The making of documentary goes into the usual behind the scenes dialogue with comments from cast and crew, while the “Creating the World of Fingerling” shows off how the effects are done in the film, what little there are. Both are interesting pieces and when accompanied by the Number 23 Enigma documentary (featuring interviews with mathematicians and other experts in their fields spouting off a lot of words that ultimately do nothing else but confuse and bewilder me) and the “How to Find Your Life Path Numbers” featurette (learn how your number can be dictated by numbers), gives you an overall feel of what it was like to work on the film and just how far the obsession with numbers in general can take your beliefs, both mentally and spiritually.

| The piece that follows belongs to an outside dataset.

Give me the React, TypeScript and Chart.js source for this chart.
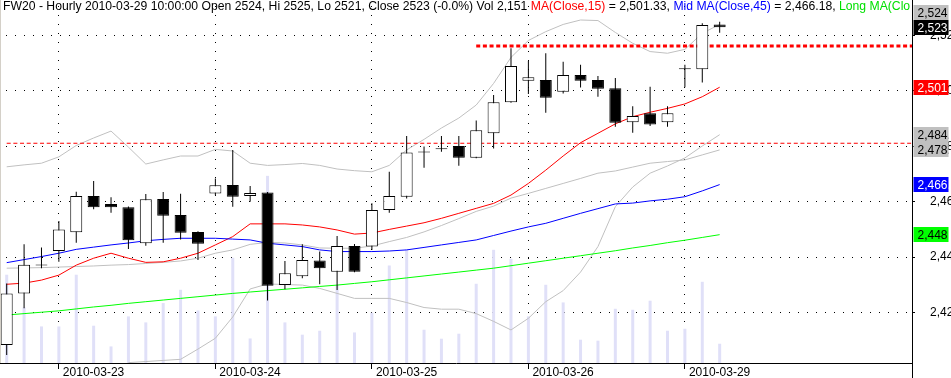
import React, { useEffect, useRef } from 'react';
import { Chart, registerables } from 'chart.js';

Chart.register(...registerables);

// ---- data (hourly candles, 2010-03-22 .. 2010-03-29) ----
const opens = [2408.3, 2426.9, 2437.0, 2442.2, 2449.0, 2462.1, 2459.2, 2458.0, 2445.0, 2461.0, 2455.2, 2449.1, 2463.0, 2466.0, 2462.1, 2463.3, 2429.9, 2433.1, 2438.8, 2434.7, 2444.0, 2443.8, 2457.0, 2461.8, 2477.8, 2478.9, 2480.1, 2475.9, 2484.7, 2495.9, 2503.7, 2503.9, 2499.7, 2505.7, 2503.9, 2501.0, 2488.7, 2491.9, 2488.7, 2507.8, 2507.8, 2524];
const highs = [2430.5, 2444.6, 2443.5, 2453.0, 2463.6, 2467.5, 2461.6, 2458.3, 2462.8, 2463.5, 2462.9, 2449.3, 2468.4, 2478.7, 2465.7, 2463.5, 2438.6, 2444.6, 2442.0, 2447.6, 2444.7, 2459.4, 2470.8, 2483.7, 2479.9, 2483.7, 2483.7, 2489.3, 2498.5, 2515.4, 2510.8, 2513.6, 2510.5, 2509.4, 2505.4, 2504.7, 2494.5, 2501.5, 2494.5, 2509.4, 2524.4, 2525];
const lows = [2404.7, 2421.5, 2436.0, 2438.3, 2445.2, 2457.3, 2456.0, 2442.9, 2444.1, 2445.2, 2446.4, 2439.0, 2462.3, 2458.2, 2460.0, 2424.3, 2428.4, 2432.4, 2430.2, 2428.1, 2434.5, 2442.6, 2456.0, 2461.2, 2472.3, 2478.0, 2473.0, 2475.7, 2479.2, 2495.7, 2498.9, 2492.1, 2499.1, 2501.2, 2497.9, 2487.1, 2484.9, 2487.3, 2487.1, 2501.3, 2503.0, 2521];
const closes = [2426.9, 2437.2, 2437.0, 2450.0, 2462.1, 2458.0, 2458.0, 2446.1, 2460.9, 2454.9, 2448.8, 2444.8, 2465.9, 2461.8, 2463.1, 2429.7, 2434.2, 2439.0, 2436.0, 2444.0, 2434.7, 2457.0, 2462.1, 2477.8, 2477.8, 2478.9, 2475.9, 2485.8, 2495.9, 2509.0, 2504.9, 2497.5, 2505.7, 2503.7, 2500.8, 2488.5, 2490.9, 2487.9, 2491.9, 2507.8, 2523.8, 2523];
const volumes = [9850, 6200, 4080, 4080, 9850, 4160, 1850, 5200, 4530, 6690, 8170, 5860, 5200, 11740, 2740, 20880, 4530, 3160, 3600, 8700, 3410, 5610, 10880, 12630, 3710, 2710, 3270, 8840, 12630, 11630, 5200, 8730, 6760, 2600, 2490, 6050, 5940, 6950, 3600, 3820, 9060, 2151];

const maShort = [2430.2, 2430.6, 2431.7, 2433.5, 2437.1, 2439.6, 2441.4, 2439.6, 2438.1, 2438.3, 2439.6, 2441.4, 2444.4, 2447.4, 2452.0, 2452.0, 2452.0, 2451.6, 2450.9, 2449.8, 2448.3, 2448.7, 2450.0, 2451.2, 2452.4, 2454.0, 2455.8, 2457.6, 2459.4, 2462.4, 2466.6, 2471.4, 2476.5, 2481.3, 2484.7, 2488.1, 2490.7, 2492.3, 2493.7, 2495.3, 2497.9, 2501.33];
const maMid = [2438.0, 2439.1, 2440.2, 2441.4, 2442.8, 2443.6, 2444.4, 2445.1, 2445.9, 2446.4, 2446.8, 2446.8, 2446.8, 2446.5, 2446.2, 2445.0, 2444.4, 2443.8, 2442.6, 2442.0, 2442.0, 2442.0, 2442.2, 2442.6, 2443.5, 2444.4, 2445.3, 2446.2, 2447.8, 2449.4, 2450.9, 2452.2, 2454.0, 2455.8, 2457.5, 2459.2, 2459.5, 2460.3, 2460.9, 2461.8, 2463.9, 2466.18];
const maLong = [2419.1, 2419.6, 2420.1, 2420.6, 2421.3, 2422.0, 2422.6, 2423.3, 2423.9, 2424.5, 2425.1, 2425.7, 2426.3, 2426.9, 2427.4, 2427.9, 2428.4, 2428.9, 2429.4, 2429.9, 2430.5, 2431.1, 2431.8, 2432.5, 2433.2, 2433.9, 2434.6, 2435.3, 2436.0, 2436.9, 2437.8, 2438.7, 2439.6, 2440.5, 2441.4, 2442.3, 2443.3, 2444.2, 2445.2, 2446.1, 2447.1, 2448.1];

const bandUpper = [2472.6, 2473.3, 2473.9, 2476.2, 2480.3, 2483.0, 2485.5, 2479.7, 2473.6, 2475.1, 2476.5, 2476.5, 2478.9, 2478.3, 2473.9, 2473.1, 2473.4, 2473.8, 2473.1, 2471.8, 2471.2, 2470.8, 2473.1, 2478.7, 2482.5, 2486.6, 2490.2, 2494.9, 2502.7, 2512.1, 2518.2, 2521.4, 2524.0, 2525.6, 2525.4, 2521.1, 2517.2, 2514.2, 2513.6, 2515.0, 2520.8, 2524.0];
const bandInner = [2436.0, 2436.1, 2436.2, 2436.4, 2436.6, 2436.8, 2437.1, 2437.3, 2437.7, 2438.1, 2438.6, 2439.6, 2441.4, 2442.6, 2444.6, 2445.3, 2445.1, 2444.4, 2443.3, 2443.2, 2443.2, 2444.0, 2445.6, 2447.1, 2449.1, 2451.4, 2453.9, 2456.5, 2458.4, 2461.3, 2463.0, 2464.8, 2466.6, 2468.4, 2470.3, 2471.1, 2472.5, 2473.9, 2474.5, 2475.1, 2476.9, 2478.7];
const bandLower = [null, null, null, null, null, null, null, 2401.9, 2402.3, 2402.7, 2403.1, 2406.8, 2410.7, 2418.4, 2428.5, 2430.3, 2430.1, 2429.9, 2428.7, 2426.9, 2425.1, 2425.1, 2425.1, 2423.6, 2421.8, 2421.2, 2421.2, 2419.6, 2416.8, 2413.7, 2417.9, 2423.9, 2427.9, 2434.6, 2443.8, 2458.2, 2465.3, 2470.3, 2472.9, 2475.8, 2480.1, 2484.2];

const resistanceLevel = 2516.2;
const resistanceFrom = 27;
const supportLevel = 2481.1;
const supportFrom = 0;

const dayStartIndex = [3, 12, 21, 30, 39];
const dayLabels = ['2010-03-23', '2010-03-24', '2010-03-25', '2010-03-26', '2010-03-29'];
const priceTicks = [2420, 2440, 2460, 2480, 2500, 2520];

const titleParts: [string, string][] = [
  ['FW20 - Hourly 2010-03-29 10:00:00 Open 2524, Hi 2525, Lo 2521, Close 2523 (-0.0%) Vol 2,151 ', '#000000'],
  ['MA(Close,15)', '#ff0000'],
  [' = 2,501.33, ', '#000000'],
  ['Mid MA(Close,45)', '#0000ff'],
  [' = 2,466.18, ', '#000000'],
  ['Long MA(Close,90)', '#00e000'],
];

const X_MIN = -0.385;
const X_MAX = 52.06;
const Y_MIN = 2401.77;
const Y_MAX = 2532.82;
const VOL_MAX = 40500;
const FONT = '"Liberation Sans", Arial, sans-serif';

function fmt(v: number, d = 0): string {
  const s = v.toFixed(d);
  const [intPart, dec] = s.split('.');
  return intPart.replace(/\B(?=(\d{3})+(?!\d))/g, ',') + (dec ? '.' + dec : '');
}

export default function App() {
  const ref = useRef<HTMLCanvasElement>(null);

  useEffect(() => {
    const canvas = ref.current;
    if (!canvas) return;
    const last = opens.length - 1;
    const idx = opens.map((_, i) => i);
    const series = (arr: (number | null)[]) => idx.map((i) => ({ x: i, y: arr[i] }));

    const valueLabels = [
      { value: bandUpper[last], bg: '#c0c0c0', fg: '#000000', d: 0 },
      { value: closes[last], bg: '#000000', fg: '#ffffff', d: 2 },
      { value: maShort[last], bg: '#ff0000', fg: '#ffffff', d: 2 },
      { value: bandLower[last] as number, bg: '#c0c0c0', fg: '#000000', d: 2 },
      { value: bandInner[last], bg: '#c0c0c0', fg: '#000000', d: 2 },
      { value: maMid[last], bg: '#0000ff', fg: '#ffffff', d: 2 },
      { value: maLong[last], bg: '#00ff00', fg: '#000000', d: 0 },
    ];

    const overlay = {
      id: 'overlay',
      afterDraw(chart: any) {
        const { ctx, chartArea: ca, scales } = chart;
        ctx.save();
        const ax = Math.round(ca.right) + 0.5;
        ctx.strokeStyle = '#000';
        ctx.lineWidth = 1;
        ctx.beginPath();
        ctx.moveTo(ax, ca.bottom);
        ctx.lineTo(ax, chart.height);
        ctx.stroke();
        ctx.strokeStyle = '#d4d0c8';
        ctx.beginPath();
        ctx.moveTo(0.5, 0);
        ctx.lineTo(0.5, ca.bottom);
        ctx.stroke();
        // title
        ctx.save();
        ctx.beginPath();
        ctx.rect(ca.left, 0, ca.right - ca.left - 2, ca.bottom);
        ctx.clip();
        ctx.font = '12.2px ' + FONT;
        ctx.textBaseline = 'alphabetic';
        ctx.textAlign = 'left';
        let x = 3;
        for (const [t, c] of titleParts) {
          ctx.fillStyle = c;
          ctx.fillText(t, x, 10);
          x += ctx.measureText(t).width;
        }
        ctx.restore();
        // last-value labels on the price axis
        const yScale = scales.y;
        const sorted = [...valueLabels].sort((a, b) => a.value - b.value);
        const h = 15;
        let prev = Infinity;
        for (const item of sorted) {
          let cy = yScale.getPixelForValue(item.value);
          if (cy > prev - h) cy = prev - h;
          prev = cy;
          const bx = ax + 1;
          const bw = 35;
          const top = Math.round(cy - h / 2);
          ctx.save();
          ctx.fillStyle = item.bg;
          ctx.fillRect(bx, top, bw, h);
          ctx.beginPath();
          ctx.rect(bx, top, bw, h);
          ctx.clip();
          ctx.fillStyle = item.fg;
          ctx.font = '12px ' + FONT;
          ctx.textBaseline = 'alphabetic';
          ctx.fillText(fmt(item.value, item.d), bx + 4, top + 12);
          ctx.restore();
        }
        ctx.restore();
      },
    };

    const chart = new Chart(canvas, {
      type: 'bar',
      data: {
        datasets: [
          {
            type: 'bar',
            label: 'Volume',
            data: series(volumes) as any,
            yAxisID: 'yVol',
            backgroundColor: '#e0e0f8',
            borderWidth: 0,
            barThickness: 3,
            grouped: false,
            inflateAmount: 0,
            order: 20,
          } as any,
          { type: 'line', label: 'Upper', data: series(bandUpper), borderColor: '#c0c0c0', borderWidth: 1, pointRadius: 0, order: 15 } as any,
          { type: 'line', label: 'Inner', data: series(bandInner), borderColor: '#c0c0c0', borderWidth: 1, pointRadius: 0, order: 15 } as any,
          { type: 'line', label: 'Lower', data: series(bandLower), borderColor: '#c0c0c0', borderWidth: 1, pointRadius: 0, order: 15 } as any,
          { type: 'line', label: 'Long MA', data: series(maLong), borderColor: '#00ff00', borderWidth: 1, pointRadius: 0, order: 12 } as any,
          { type: 'line', label: 'Mid MA', data: series(maMid), borderColor: '#0000ff', borderWidth: 1, pointRadius: 0, order: 12 } as any,
          { type: 'line', label: 'MA', data: series(maShort), borderColor: '#ff0000', borderWidth: 1, pointRadius: 0, order: 12 } as any,
          {
            type: 'line',
            label: 'Support',
            data: [{ x: supportFrom, y: supportLevel }, { x: X_MAX, y: supportLevel }],
            borderColor: '#ff0000',
            borderWidth: 1,
            borderDash: [4, 2.67],
            borderCapStyle: 'butt',
            pointRadius: 0,
            order: 10,
          } as any,
          {
            type: 'line',
            label: 'Resistance',
            data: [{ x: resistanceFrom, y: resistanceLevel }, { x: X_MAX, y: resistanceLevel }],
            borderColor: '#ff0000',
            borderWidth: 3,
            borderDash: [4, 2.67],
            borderCapStyle: 'butt',
            pointRadius: 0,
            order: 10,
          } as any,
          {
            type: 'bar',
            label: 'Wick',
            data: idx.map((i) => ({ x: i, y: [lows[i], highs[i]] })) as any,
            backgroundColor: '#000000',
            borderWidth: 0,
            barThickness: 1,
            grouped: false,
            inflateAmount: 0,
            order: 3,
          } as any,
          {
            type: 'bar',
            label: 'Body',
            data: idx.map((i) => ({ x: i, y: [opens[i], closes[i]] })) as any,
            backgroundColor: idx.map((i) => (closes[i] >= opens[i] ? '#ffffff' : '#000000')),
            borderColor: '#000000',
            borderWidth: 1,
            borderSkipped: false,
            barThickness: 12,
            minBarLength: 1,
            grouped: false,
            inflateAmount: 0,
            order: 1,
          } as any,
        ],
      },
      options: {
        responsive: false,
        animation: false,
        devicePixelRatio: 1,
        events: [],
        layout: { padding: 0 },
        plugins: {
          legend: { display: false },
          tooltip: { enabled: false },
          title: { display: false },
        },
        elements: { line: { tension: 0 } },
        scales: {
          x: {
            type: 'linear',
            min: X_MIN,
            max: X_MAX,
            offset: false,
            grid: { offset: false, color: '#000000', lineWidth: 1, drawTicks: true, tickLength: 6, tickColor: '#000000' },
            border: { display: true, color: '#000000', width: 1, dash: [1, 8], dashOffset: 3 },
            ticks: {
              autoSkip: false,
              maxRotation: 0,
              minRotation: 0,
              align: 'start',
              labelOffset: 4,
              padding: -4,
              color: '#000000',
              font: { size: 12, family: FONT },
              callback: (v: any) => {
                const k = dayStartIndex.indexOf(Number(v));
                return k >= 0 ? dayLabels[k] : '';
              },
            },
            afterBuildTicks: (s: any) => {
              s.ticks = dayStartIndex.map((v) => ({ value: v }));
            },
            afterFit: (s: any) => {
              s.height = 15;
              s.paddingLeft = 0;
              s.paddingRight = 0;
            },
          },
          y: {
            type: 'linear',
            position: 'right',
            min: Y_MIN,
            max: Y_MAX,
            grid: { color: '#000000', lineWidth: 1, drawTicks: true, tickLength: 3, tickColor: '#000000' },
            border: { display: true, color: '#000000', width: 1, dash: [1, 8], dashOffset: 3 },
            ticks: {
              padding: 15,
              color: '#000000',
              font: { size: 12, family: FONT },
              callback: (v: any) => fmt(Number(v)),
            },
            afterBuildTicks: (s: any) => {
              s.ticks = priceTicks.map((v) => ({ value: v }));
            },
            afterFit: (s: any) => {
              s.width = 39;
              s.paddingTop = 0;
              s.paddingBottom = 0;
            },
          },
          yVol: {
            type: 'linear',
            display: false,
            min: 0,
            max: VOL_MAX,
            afterFit: (s: any) => {
              s.paddingTop = 0;
              s.paddingBottom = 0;
            },
          },
        },
      } as any,
      plugins: [overlay],
    });

    return () => chart.destroy();
  }, []);

  return (
    <div style={{ position: 'absolute', left: 0, top: 0, width: 951, height: 378, background: '#ffffff' }}>
      <canvas ref={ref} width={951} height={378} style={{ display: 'block', width: 951, height: 378 }} />
    </div>
  );
}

Up last is the commentary by Schumacher which is over the theatrical cut of the film. Schumacher remains lively and entertaining throughout, even mocking his own film and previous works. Say what you will about the man and his previous works (and I’ve said plenty about his Batman films), but he loves making movies and he doesn’t waste a breath on the commentary explaining it to us. There are no dull moments in this track and it’s littered with off-topic discussions about life and comments on the actors and the crew that helped make the film. I actually found myself disappointed when the track came to an end (one that was premature, as he stopped talking once Sparrow runs outside of the hotel), as it was fully entertaining and full of information about the film, very little of which was repeated from the special features.

While you may want to rent the film first before purchasing it, I think you’ll find many things to enjoy about the film if you simply let go of your expectations of the movie. The trailers for the film painted to be much more of a horror/thriller than it really is and the listing of “Drama” on the DVDs spine is a much more fitting genre for the film. And while it’s a shame the films transfer had to suffer due to the amount of extras on the set, this DVD, like the film, comes Recommended.

The Number 23 (Unrated) arrives on DVD July 24th.